§ **EXERCISE DETAILS**: Retype exactly the lines from the first one through the line with "import pandas as pd", including both ends; skip any pictures.

_ _ _ _ _

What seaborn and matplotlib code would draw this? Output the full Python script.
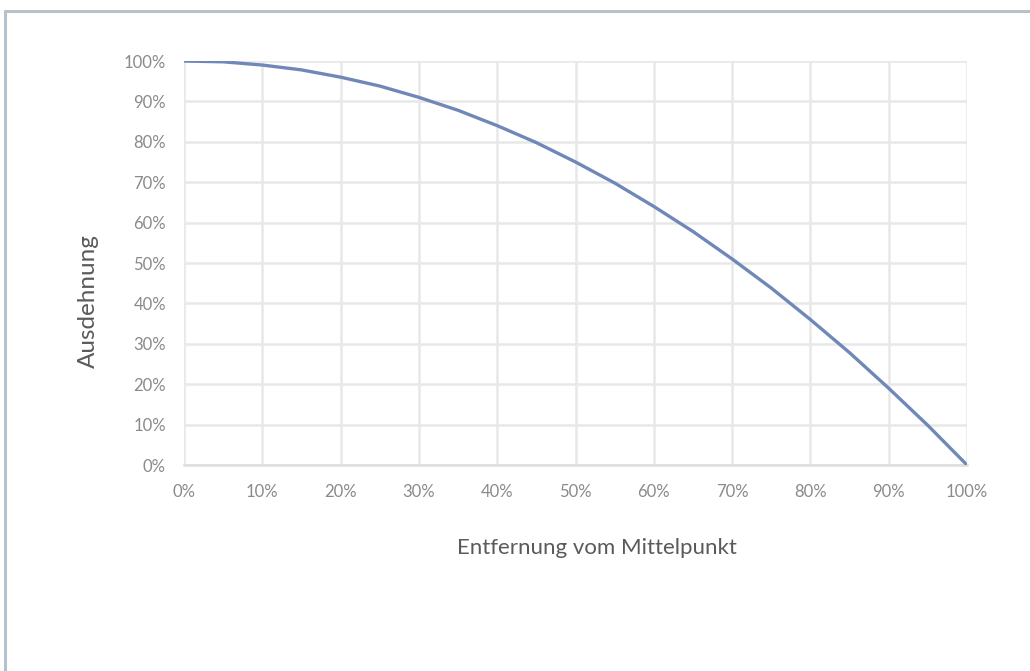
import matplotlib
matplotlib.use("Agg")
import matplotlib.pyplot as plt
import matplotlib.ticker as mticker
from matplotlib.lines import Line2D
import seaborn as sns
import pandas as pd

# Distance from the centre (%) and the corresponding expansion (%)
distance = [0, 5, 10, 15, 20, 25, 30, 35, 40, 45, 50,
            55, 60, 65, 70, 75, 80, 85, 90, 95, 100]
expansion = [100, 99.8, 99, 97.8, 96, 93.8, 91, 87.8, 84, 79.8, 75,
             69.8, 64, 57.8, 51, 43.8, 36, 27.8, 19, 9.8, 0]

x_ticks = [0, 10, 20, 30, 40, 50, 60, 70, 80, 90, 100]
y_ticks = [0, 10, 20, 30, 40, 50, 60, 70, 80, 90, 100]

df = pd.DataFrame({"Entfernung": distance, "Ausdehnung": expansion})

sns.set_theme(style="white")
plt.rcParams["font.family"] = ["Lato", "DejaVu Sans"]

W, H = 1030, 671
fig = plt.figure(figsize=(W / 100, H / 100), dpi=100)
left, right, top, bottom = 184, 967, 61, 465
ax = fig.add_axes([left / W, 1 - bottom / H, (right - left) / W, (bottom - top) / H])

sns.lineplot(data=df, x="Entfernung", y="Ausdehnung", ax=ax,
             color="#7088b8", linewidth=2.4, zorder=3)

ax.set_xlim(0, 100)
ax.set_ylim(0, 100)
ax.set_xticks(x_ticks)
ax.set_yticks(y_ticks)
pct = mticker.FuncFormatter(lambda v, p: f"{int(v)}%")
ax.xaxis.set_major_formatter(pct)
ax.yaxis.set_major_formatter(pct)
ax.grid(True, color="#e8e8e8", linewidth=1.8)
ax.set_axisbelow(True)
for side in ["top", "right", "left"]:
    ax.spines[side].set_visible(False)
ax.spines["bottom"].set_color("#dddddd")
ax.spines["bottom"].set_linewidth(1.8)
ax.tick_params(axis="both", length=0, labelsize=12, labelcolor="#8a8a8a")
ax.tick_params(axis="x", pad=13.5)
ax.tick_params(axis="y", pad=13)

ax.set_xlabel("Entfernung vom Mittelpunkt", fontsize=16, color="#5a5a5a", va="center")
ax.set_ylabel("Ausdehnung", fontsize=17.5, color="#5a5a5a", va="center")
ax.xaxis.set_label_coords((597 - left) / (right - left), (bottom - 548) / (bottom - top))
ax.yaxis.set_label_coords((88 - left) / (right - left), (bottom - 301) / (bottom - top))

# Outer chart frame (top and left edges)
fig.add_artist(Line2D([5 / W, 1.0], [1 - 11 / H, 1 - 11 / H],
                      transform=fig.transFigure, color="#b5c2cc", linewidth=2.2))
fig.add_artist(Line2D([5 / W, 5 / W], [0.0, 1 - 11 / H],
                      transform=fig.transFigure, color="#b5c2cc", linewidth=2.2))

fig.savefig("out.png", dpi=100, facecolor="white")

_ _ _ _ _

§ **SOLUTION TO THE EXERCISE**:
What seaborn and matplotlib code would draw this? Output the full Python script.
import matplotlib
matplotlib.use("Agg")
import matplotlib.pyplot as plt
import matplotlib.ticker as mticker
from matplotlib.lines import Line2D
import seaborn as sns
import pandas as pd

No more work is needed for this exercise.